I'm looking to gather some insights about real-world experiences with Kubernetes in production environments. For those out there using Kubernetes, what are some actual security issues you've encountered? Have you faced any observability gaps that caused significant problems? What types of incidents have you experienced in live settings? I'm particularly interested in practical failures rather than just theoretical best practices. Additionally, which open-source tools have proven to be the most valuable in addressing these challenges? I appreciate any real-life examples you can share to help us learn from your experiences!
5 Answers
For us, it’s been mostly smooth sailing. We have solid testing practices that catch issues early. But we've had our share of mishaps like DDoSing our internal container registry during node rollouts and issues with tools competing in iptables modes. Observability for network metrics has been tough—one time we had a namespace deleted with production apps! Overall, there's a lot to manage with constant upgrades and tool changes, which can add stress to the control plane, but having replica apps helps mitigate impacts significantly.

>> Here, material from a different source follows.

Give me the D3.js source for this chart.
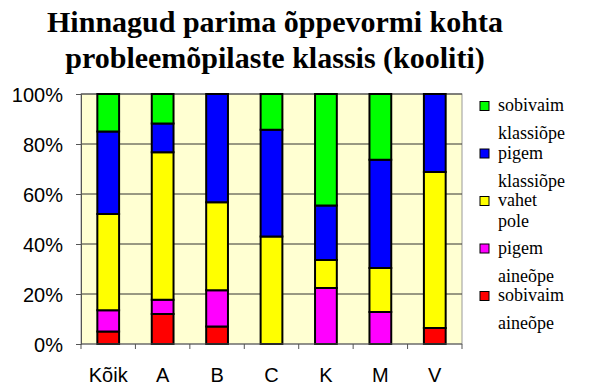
<!DOCTYPE html>
<html>
<head>
<meta charset="utf-8">
<script src="https://cdn.jsdelivr.net/npm/d3@7"></script>
<style>
body { margin: 0; background: #fff; }
.serif { font-family: "Liberation Serif", "Times New Roman", Times, "DejaVu Serif", serif; }
.sans { font-family: "Liberation Sans", Arial, Helvetica, sans-serif; }
</style>
</head>
<body>
<script>
// andmed
var categories = ["Kõik", "A", "B", "C", "K", "M", "V"];
var seriesNames = ["sobivaim aineõpe", "pigem aineõpe", "vahet pole", "pigem klassiõpe", "sobivaim klassiõpe"];
var seriesColors = ["#FF0000", "#FF00FF", "#FFFF00", "#0000FF", "#00FF00"];
var sobivaimAine = [5, 12, 7, 0, 0, 0, 6.4];
var pigemAine = [8.5, 5.7, 14.5, 0, 22.4, 12.8, 0];
var vahetPole = [38.5, 59, 35.2, 43, 11.2, 17.6, 62.4];
var pigemKlassi = [33, 11.5, 43.3, 42.7, 21.8, 43.3, 31.2];
var sobivaimKlassi = [15, 11.8, 0, 14.3, 44.6, 26.3, 0];
var yTicks = [0, 20, 40, 60, 80, 100];
var legendLines = [["sobivaim", "klassiõpe"], ["pigem", "klassiõpe"], ["vahet", "pole"], ["pigem", "aineõpe"], ["sobivaim", "aineõpe"]];

var width = 592, height = 387;
var margin = {top: 94, right: 130, bottom: 43, left: 81};
var plotW = width - margin.left - margin.right;
var plotH = height - margin.top - margin.bottom;

var svg = d3.select("body").append("svg")
    .attr("width", width)
    .attr("height", height);

// pealkiri
var title = svg.append("text")
    .attr("class", "serif")
    .attr("text-anchor", "middle")
    .attr("font-weight", "bold")
    .attr("font-size", "30px");
title.append("tspan").attr("x", 275).attr("y", 32).text("Hinnagud parima õppevormi kohta");
title.append("tspan").attr("x", 275).attr("y", 68).text("probleemõpilaste klassis (kooliti)");

var g = svg.append("g")
    .attr("transform", "translate(" + margin.left + "," + margin.top + ")");

var xScale = d3.scaleBand().domain(categories).range([0, plotW]).paddingInner(0.6).paddingOuter(0.3);
var xBound = d3.scaleLinear().domain([0, categories.length]).range([0, plotW]);
var yScale = d3.scaleLinear().domain([0, 100]).range([plotH, 0]);

// taust
g.append("rect")
    .attr("width", plotW)
    .attr("height", plotH)
    .attr("fill", "#FFFFD2")
    .attr("stroke", "#999")
    .attr("stroke-width", 1);

// ruudustik
g.selectAll(".grid")
    .data(yTicks.filter(function(d){ return d > 0; }))
    .enter()
    .append("line")
    .attr("x1", 0)
    .attr("x2", plotW)
    .attr("y1", function(d){ return yScale(d); })
    .attr("y2", function(d){ return yScale(d); })
    .attr("stroke", "#333")
    .attr("stroke-width", 1);

// kuhjatud tulbad
var table = categories.map(function(c, i) {
    return {cat: c, s0: sobivaimAine[i], s1: pigemAine[i], s2: vahetPole[i], s3: pigemKlassi[i], s4: sobivaimKlassi[i]};
});
var stack = d3.stack().keys(["s0", "s1", "s2", "s3", "s4"]);
var layers = stack(table);

g.selectAll(".layer")
    .data(layers)
    .enter()
    .append("g")
    .attr("fill", function(d, i){ return seriesColors[i]; })
    .selectAll("rect")
    .data(function(d){ return d.filter(function(p){ return p[1] - p[0] > 0; }); })
    .enter()
    .append("rect")
    .attr("x", function(d){ return xScale(d.data.cat); })
    .attr("width", xScale.bandwidth())
    .attr("y", function(d){ return yScale(d[1]); })
    .attr("height", function(d){ return yScale(d[0]) - yScale(d[1]); })
    .attr("stroke", "#000")
    .attr("stroke-width", 2);

// teljed
var yAxis = d3.axisLeft(yScale).tickValues(yTicks).tickSize(5).tickFormat(function(d){ return d + "%"; });
var yAxisGroup = g.append("g").call(yAxis).attr("font-family", null).attr("class", "sans");
yAxisGroup.select(".domain").attr("stroke", "#555");
yAxisGroup.selectAll(".tick line").attr("stroke", "#555");
yAxisGroup.selectAll(".tick text")
    .attr("x", -18)
    .attr("dy", "0.36em")
    .attr("font-size", "20px")
    .attr("fill", "#000");

var xAxisGroup = g.append("g").attr("class", "sans").attr("transform", "translate(0," + plotH + ")");
xAxisGroup.append("line")
    .attr("x1", 0).attr("x2", plotW)
    .attr("stroke", "#555");
xAxisGroup.selectAll(".xtick")
    .data(d3.range(categories.length + 1))
    .enter()
    .append("line")
    .attr("x1", function(d){ return xBound(d); })
    .attr("x2", function(d){ return xBound(d); })
    .attr("y1", 0)
    .attr("y2", 5)
    .attr("stroke", "#555");
xAxisGroup.selectAll(".xlabel")
    .data(categories)
    .enter()
    .append("text")
    .attr("x", function(d){ return xScale(d) + xScale.bandwidth() / 2; })
    .attr("y", 38)
    .attr("text-anchor", "middle")
    .attr("font-size", "20px")
    .text(function(d){ return d; });

// legend
var legend = svg.append("g").attr("class", "serif").attr("transform", "translate(480,0)");
var legendOrder = [4, 3, 2, 1, 0];
var legendItems = legend.selectAll(".item")
    .data(legendOrder)
    .enter()
    .append("g")
    .attr("transform", function(d, i){ return "translate(0," + (106 + i * 47.5) + ")"; });
legendItems.append("rect")
    .attr("x", 0)
    .attr("y", -4.5)
    .attr("width", 9)
    .attr("height", 9)
    .attr("fill", function(d){ return seriesColors[d]; })
    .attr("stroke", "#000")
    .attr("stroke-width", 1);
legendItems.each(function(d, i) {
    var t = d3.select(this).append("text")
        .attr("font-size", "18px");
    t.append("tspan").attr("x", 18).attr("y", 5).text(legendLines[i][0]);
    t.append("tspan").attr("x", 18).attr("y", i == 2 ? 26 : 33).text(legendLines[i][1]);
});
</script>
</body>
</html>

One major issue I've faced was creating a subnet that was too small for Kubernetes. We hit the limit and ended up needing a larger subnet IP range, which meant a ton of new firewall requests. It’s something to think about at the design stage!
We’re facing this too. Just had to upsize our subnet, not fun at all.

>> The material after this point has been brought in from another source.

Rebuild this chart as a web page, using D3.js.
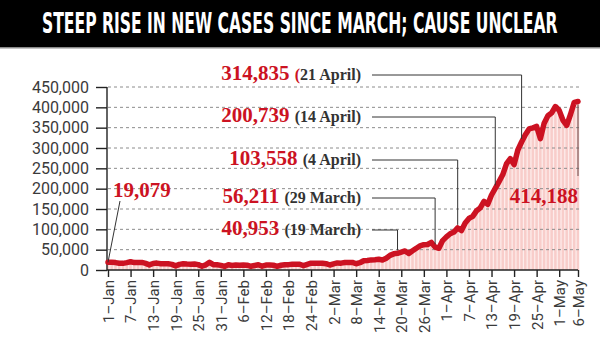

Not using IPv6 is a massive oversight, that was my first big mistake!
DockerHub rate limits hit us hard, causing major delays. We started self-hosting a Docker registry and using it as a pull-through cache, which has worked out really well in terms of performance and reliability. We also tried Harbor, which looks promising!
Using AWS ECR as a pull-through cache is another great option if you’re on AWS.

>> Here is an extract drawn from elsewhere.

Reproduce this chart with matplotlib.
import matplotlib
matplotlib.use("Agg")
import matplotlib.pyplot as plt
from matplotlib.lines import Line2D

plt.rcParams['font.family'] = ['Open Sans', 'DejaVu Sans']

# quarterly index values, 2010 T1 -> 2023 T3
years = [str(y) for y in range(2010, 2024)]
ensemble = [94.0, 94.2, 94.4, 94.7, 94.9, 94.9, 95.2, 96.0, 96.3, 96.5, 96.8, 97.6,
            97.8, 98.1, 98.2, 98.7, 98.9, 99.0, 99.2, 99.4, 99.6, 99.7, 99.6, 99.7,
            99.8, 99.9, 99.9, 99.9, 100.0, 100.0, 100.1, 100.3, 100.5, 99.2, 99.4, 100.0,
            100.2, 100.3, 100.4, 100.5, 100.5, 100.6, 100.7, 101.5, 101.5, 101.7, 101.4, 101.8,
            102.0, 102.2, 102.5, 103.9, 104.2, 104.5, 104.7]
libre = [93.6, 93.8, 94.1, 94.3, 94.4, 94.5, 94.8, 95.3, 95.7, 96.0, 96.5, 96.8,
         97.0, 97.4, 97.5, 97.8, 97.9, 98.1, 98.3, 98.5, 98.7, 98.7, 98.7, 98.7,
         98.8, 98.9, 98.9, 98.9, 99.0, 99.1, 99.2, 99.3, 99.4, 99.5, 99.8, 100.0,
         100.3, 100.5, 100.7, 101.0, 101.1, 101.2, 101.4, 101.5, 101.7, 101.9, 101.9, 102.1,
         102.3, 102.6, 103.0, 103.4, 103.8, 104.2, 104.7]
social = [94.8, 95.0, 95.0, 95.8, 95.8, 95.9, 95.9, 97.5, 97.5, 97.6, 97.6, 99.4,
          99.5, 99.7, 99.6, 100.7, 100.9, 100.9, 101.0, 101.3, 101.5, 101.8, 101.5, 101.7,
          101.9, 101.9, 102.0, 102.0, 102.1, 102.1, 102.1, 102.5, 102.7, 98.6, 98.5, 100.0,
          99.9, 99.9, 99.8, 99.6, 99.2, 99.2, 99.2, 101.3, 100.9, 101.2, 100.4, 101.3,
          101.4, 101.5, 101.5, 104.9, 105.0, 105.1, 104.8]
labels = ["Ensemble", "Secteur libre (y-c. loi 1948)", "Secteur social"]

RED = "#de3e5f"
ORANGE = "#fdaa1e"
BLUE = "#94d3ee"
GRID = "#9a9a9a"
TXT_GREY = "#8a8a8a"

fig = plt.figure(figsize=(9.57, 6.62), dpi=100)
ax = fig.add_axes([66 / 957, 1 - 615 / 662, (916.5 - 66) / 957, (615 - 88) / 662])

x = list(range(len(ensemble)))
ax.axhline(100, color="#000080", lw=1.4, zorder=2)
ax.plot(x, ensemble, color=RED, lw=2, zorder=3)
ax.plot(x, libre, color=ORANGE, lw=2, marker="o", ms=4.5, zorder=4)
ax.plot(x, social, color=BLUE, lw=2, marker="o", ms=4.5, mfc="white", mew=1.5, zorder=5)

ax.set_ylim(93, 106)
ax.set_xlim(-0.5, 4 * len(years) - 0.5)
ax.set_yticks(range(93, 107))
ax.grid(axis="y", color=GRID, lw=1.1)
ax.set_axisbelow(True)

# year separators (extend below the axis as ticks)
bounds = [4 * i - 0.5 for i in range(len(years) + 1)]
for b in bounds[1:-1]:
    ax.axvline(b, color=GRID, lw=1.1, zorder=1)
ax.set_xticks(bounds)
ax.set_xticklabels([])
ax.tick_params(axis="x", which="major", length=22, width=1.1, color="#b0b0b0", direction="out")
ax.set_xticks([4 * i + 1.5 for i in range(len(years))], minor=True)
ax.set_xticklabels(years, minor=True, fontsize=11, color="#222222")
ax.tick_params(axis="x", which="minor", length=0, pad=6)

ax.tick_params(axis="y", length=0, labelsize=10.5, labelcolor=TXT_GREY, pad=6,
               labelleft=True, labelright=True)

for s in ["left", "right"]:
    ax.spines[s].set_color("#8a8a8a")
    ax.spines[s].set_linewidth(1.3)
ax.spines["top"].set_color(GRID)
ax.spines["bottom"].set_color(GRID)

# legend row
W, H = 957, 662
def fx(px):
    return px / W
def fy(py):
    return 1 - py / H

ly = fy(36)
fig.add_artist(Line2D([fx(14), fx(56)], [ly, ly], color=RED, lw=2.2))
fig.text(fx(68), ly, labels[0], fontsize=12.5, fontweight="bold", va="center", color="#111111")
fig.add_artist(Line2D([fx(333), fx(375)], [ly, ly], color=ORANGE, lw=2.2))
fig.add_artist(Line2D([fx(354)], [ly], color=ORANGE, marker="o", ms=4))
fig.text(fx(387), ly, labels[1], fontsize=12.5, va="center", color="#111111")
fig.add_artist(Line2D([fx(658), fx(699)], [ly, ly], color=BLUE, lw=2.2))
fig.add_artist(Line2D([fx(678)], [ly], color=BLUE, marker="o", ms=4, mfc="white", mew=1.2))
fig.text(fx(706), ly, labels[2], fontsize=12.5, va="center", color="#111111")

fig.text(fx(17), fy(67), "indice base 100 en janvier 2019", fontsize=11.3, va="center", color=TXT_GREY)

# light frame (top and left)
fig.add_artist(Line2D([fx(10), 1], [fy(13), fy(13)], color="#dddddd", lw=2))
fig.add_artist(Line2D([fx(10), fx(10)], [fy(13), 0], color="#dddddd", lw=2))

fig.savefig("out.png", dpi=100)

Honestly, self-hosting has saved us a lot of headaches!
One of the biggest problems we dealt with was RBAC misconfigurations. A leaked token allowed a pod to access far more than it should have. We struggled with lack of tracing for latency issues until we implemented Prometheus, Grafana, and Jaeger. Certificate expirations and network policy misconfigurations also wreaked havoc on our systems—definitely things not to overlook!
That’s a huge pain! Misconfigurations can definitely lead to a lot of chaos.
Right? We had a similar situation with logs not going to CloudWatch. Such a headache!
I remember one time I accidentally added around 60 machines to the apiserver pool instead of the node pool. Let's just say etcd wasn't happy and went down. I learned two key lessons: workloads keep chugging along even if the control plane fails for some time, and you can restore etcd from data directories without it being in a membership state—just shut down all but one apiserver!
Thanks for the insight! You've really paved the way for us rookie admins.
I’ve also seen surprising uptime when the apiserver is messed up! How does that even work?

Was your registry self-hosted or in the cloud? Just wondering how to handle that.